Озерцо на территории парка Хэнкока, в которое рискнул нырнуть аквалангист – одна из 100 смоляных ям Ла Брейи. Разница лишь в том, что остальные ямы лежат вровень с поверхностью, а эта прикрыта слоем воды, метров 6 глубиной. То, что сделал Дэвид Маскаренас, безусловное геройство, чтобы не сказать безрассудство. Слишком велик был риск не вернуться живым, навсегда сгинув в вязком жерле ее дна. Но, проведя час под водой, он вернулся, и рассказал о своих ощущениях:
– Мне приходилось нырять под движущиеся суда, в подводные закрытые резервуары, трубопроводы, меня опускали на дно плотин и причалов… Но это был самый безумный поступк из всех, которые я когда-либо совершал.

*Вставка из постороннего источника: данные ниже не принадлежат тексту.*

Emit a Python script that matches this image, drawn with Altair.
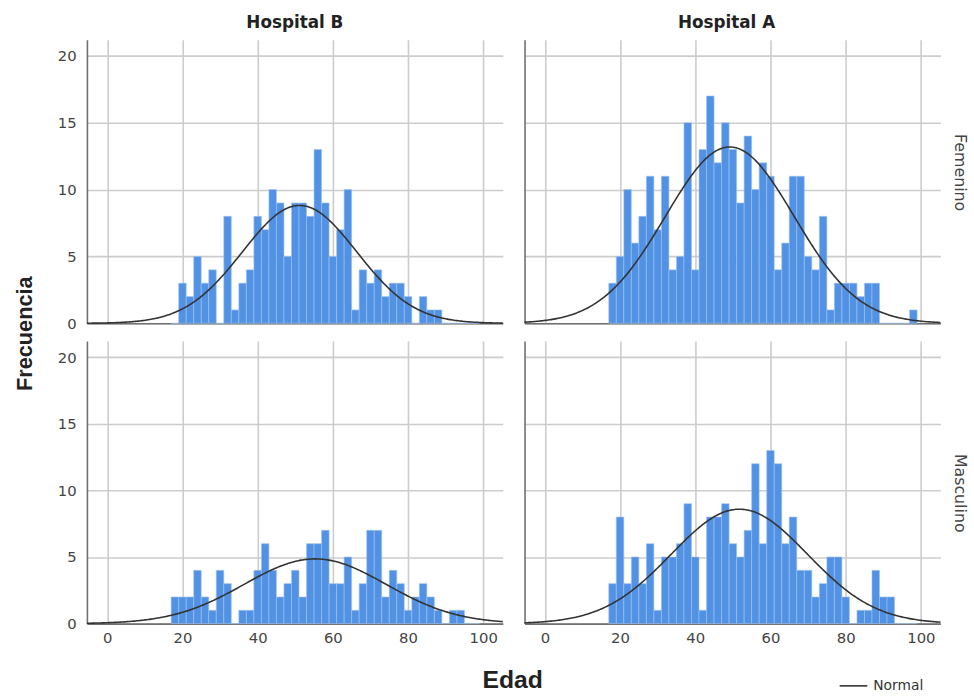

За время часовой охоты за уликами он, к своему удивлению, постоянно наталкивался на дне на всевозможный мусор – банки, бутылки, части механического оборудования железнодорожных поездов и даже – якорь. Края ямы были покрыты выступами загустевшей смолы, выглядевшими, как маленькие горы.
– С характерным звуком отрыжки метан вырывается наружу из остроконечных нагромождений смолы или дегтя, – рассказывал аквалангист. – Я бы назвал их цилиндрическими колоннами. Смола достаточно жидкая.
Дважды он застревал в густой студенистой смоле на дне озера и весь, включая маску, был облеплен жирной грязью, полностью перекрывшей ему видимость. На нем был специальный непромокаемый комбинезон, защищающий от любых химических веществ и загрязненных вод, но токсичный метан, просачивающийся из неведомых глубин, проник под маску, вызвав головокружение и помутнение рассудка, а горло жгло огнем. После выполнения задания Маскаренас попал в больницу, где прошел курс реабилитации.
Увязая в смоле, он испытал в объятиях таинственной ямы настоящий животный страх – страх, что она засосет его, не отпустит. На расспросы журналистов Маскаренас честно ответил, что надеется уйти на пенсию прежде, чем его еще раз попросят повторить этот подвиг.
Это, самое опасное в истории полиции США подводное погружение, осуществленное к тому же в роковые для Смоляных Ям летние месяцы, было предпринято LAPD всего лишь в поисках оружия, использованного, как полагают, в громком убийстве 2011 года. Что именно Маскаренасу удалось найти, в интересах следствия не разглашалось.